##### DATA PROVIDED
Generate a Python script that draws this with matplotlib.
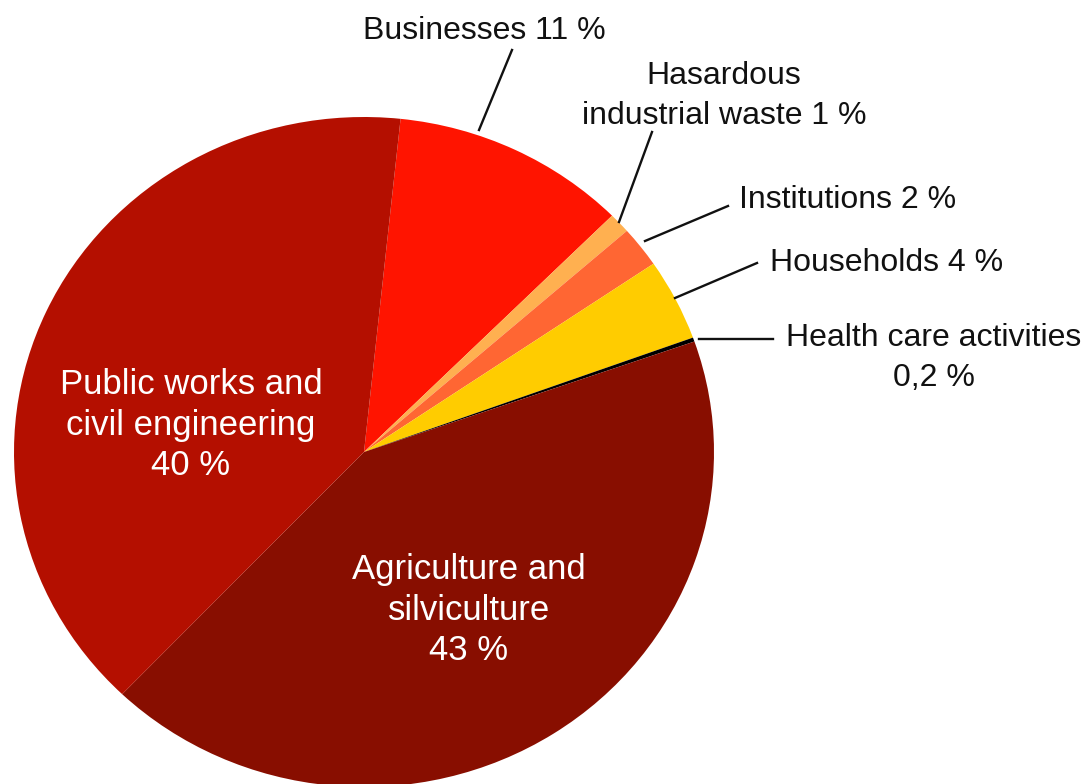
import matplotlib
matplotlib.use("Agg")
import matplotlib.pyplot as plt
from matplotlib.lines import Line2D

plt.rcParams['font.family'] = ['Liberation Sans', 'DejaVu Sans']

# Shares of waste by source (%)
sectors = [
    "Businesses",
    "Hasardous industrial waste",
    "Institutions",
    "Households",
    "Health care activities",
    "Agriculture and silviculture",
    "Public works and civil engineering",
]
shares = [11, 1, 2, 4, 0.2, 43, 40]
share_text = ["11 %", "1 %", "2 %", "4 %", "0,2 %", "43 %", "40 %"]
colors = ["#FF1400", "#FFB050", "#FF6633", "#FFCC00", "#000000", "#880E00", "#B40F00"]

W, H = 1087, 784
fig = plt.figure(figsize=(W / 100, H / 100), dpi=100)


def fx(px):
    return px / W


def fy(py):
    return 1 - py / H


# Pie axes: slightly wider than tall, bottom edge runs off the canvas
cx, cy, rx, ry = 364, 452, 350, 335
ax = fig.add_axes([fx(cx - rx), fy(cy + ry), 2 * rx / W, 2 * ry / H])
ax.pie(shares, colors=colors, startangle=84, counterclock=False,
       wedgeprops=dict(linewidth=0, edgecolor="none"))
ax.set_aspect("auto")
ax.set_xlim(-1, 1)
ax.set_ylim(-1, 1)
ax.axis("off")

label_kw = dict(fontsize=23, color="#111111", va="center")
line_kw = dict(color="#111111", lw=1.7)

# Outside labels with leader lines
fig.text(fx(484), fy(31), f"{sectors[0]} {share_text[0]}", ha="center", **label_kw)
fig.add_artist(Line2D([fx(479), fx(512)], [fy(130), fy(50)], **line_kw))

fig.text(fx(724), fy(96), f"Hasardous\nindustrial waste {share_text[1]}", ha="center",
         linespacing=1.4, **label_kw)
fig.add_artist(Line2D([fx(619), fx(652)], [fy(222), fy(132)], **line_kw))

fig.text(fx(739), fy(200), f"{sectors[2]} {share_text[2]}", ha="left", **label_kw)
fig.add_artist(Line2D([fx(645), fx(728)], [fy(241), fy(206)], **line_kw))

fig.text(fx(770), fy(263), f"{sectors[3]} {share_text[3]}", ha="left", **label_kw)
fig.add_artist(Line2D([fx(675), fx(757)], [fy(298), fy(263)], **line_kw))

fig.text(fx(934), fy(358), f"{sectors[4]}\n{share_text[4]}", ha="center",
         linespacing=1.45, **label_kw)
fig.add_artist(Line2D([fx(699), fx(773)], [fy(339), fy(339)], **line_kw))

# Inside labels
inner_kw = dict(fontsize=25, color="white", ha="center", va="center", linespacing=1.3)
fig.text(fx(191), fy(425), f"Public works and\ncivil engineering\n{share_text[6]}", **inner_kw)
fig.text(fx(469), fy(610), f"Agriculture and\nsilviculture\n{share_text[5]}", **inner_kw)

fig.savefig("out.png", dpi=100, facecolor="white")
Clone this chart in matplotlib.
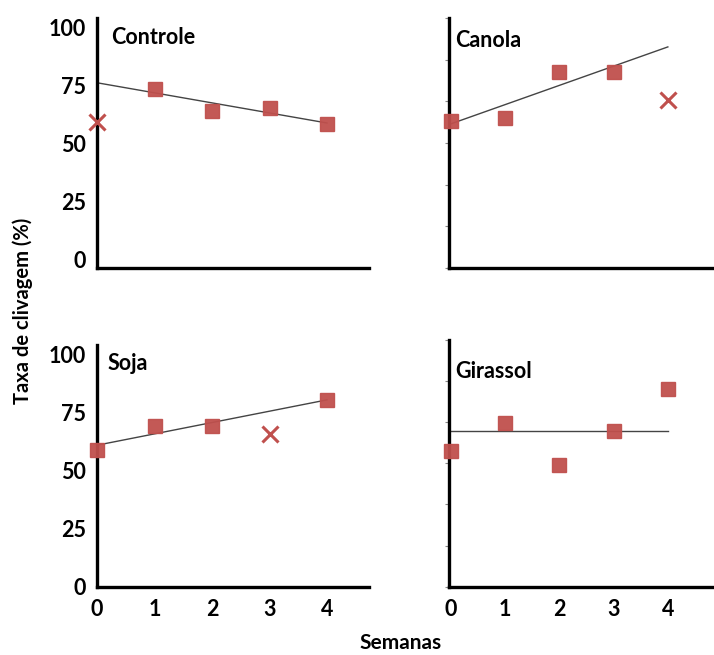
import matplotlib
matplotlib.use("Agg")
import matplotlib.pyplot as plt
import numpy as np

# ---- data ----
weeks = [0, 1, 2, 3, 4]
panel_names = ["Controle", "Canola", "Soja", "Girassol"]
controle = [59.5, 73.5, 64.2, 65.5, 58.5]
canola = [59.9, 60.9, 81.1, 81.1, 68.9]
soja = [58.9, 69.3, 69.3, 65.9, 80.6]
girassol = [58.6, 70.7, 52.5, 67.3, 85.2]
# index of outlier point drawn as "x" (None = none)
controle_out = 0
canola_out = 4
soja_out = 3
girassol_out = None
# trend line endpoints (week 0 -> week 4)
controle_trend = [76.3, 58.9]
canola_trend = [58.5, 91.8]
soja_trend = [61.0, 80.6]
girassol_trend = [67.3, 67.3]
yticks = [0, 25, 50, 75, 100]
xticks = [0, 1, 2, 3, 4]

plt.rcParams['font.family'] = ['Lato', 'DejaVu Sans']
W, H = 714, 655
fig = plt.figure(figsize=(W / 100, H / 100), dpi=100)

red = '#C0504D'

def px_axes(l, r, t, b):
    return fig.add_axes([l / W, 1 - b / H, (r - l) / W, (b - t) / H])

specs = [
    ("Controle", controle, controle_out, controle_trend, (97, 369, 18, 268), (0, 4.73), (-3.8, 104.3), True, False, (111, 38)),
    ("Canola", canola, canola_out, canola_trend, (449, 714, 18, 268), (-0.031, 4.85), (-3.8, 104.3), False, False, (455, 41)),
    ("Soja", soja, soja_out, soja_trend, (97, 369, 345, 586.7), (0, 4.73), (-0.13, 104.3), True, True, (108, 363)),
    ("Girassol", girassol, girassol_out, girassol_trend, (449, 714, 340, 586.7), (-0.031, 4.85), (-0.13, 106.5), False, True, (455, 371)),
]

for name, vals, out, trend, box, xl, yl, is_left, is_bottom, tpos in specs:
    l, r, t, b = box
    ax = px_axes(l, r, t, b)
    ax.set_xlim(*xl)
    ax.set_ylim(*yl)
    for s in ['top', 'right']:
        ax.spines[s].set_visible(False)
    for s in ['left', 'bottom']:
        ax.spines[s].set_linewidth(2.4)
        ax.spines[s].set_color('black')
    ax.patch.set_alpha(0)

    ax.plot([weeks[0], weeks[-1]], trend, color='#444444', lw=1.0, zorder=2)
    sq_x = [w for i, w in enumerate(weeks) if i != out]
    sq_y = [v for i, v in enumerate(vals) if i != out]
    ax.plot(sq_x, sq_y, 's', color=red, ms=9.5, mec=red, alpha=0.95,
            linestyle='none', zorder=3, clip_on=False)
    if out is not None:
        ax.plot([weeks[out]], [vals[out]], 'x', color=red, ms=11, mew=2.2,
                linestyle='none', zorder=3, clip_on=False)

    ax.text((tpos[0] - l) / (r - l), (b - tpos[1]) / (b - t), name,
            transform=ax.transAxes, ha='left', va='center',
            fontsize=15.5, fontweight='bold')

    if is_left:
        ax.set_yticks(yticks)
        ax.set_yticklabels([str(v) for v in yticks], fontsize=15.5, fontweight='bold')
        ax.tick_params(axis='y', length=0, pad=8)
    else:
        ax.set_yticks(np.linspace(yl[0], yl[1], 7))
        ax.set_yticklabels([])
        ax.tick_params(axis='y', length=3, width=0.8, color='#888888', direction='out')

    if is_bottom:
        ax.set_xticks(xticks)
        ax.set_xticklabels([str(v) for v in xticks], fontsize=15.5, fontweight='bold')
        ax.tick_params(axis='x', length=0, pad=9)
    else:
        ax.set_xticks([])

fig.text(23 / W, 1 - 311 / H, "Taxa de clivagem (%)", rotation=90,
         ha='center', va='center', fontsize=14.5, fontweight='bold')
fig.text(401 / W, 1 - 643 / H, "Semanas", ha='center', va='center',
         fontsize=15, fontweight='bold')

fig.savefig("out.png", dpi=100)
##########
> **STATED GOAL**
Only lines that contain the word "with" are wanted; copy each of them.

> **ANSWER BELOW**
Generate a Python script that draws this with matplotlib.
# Outside labels with leader lines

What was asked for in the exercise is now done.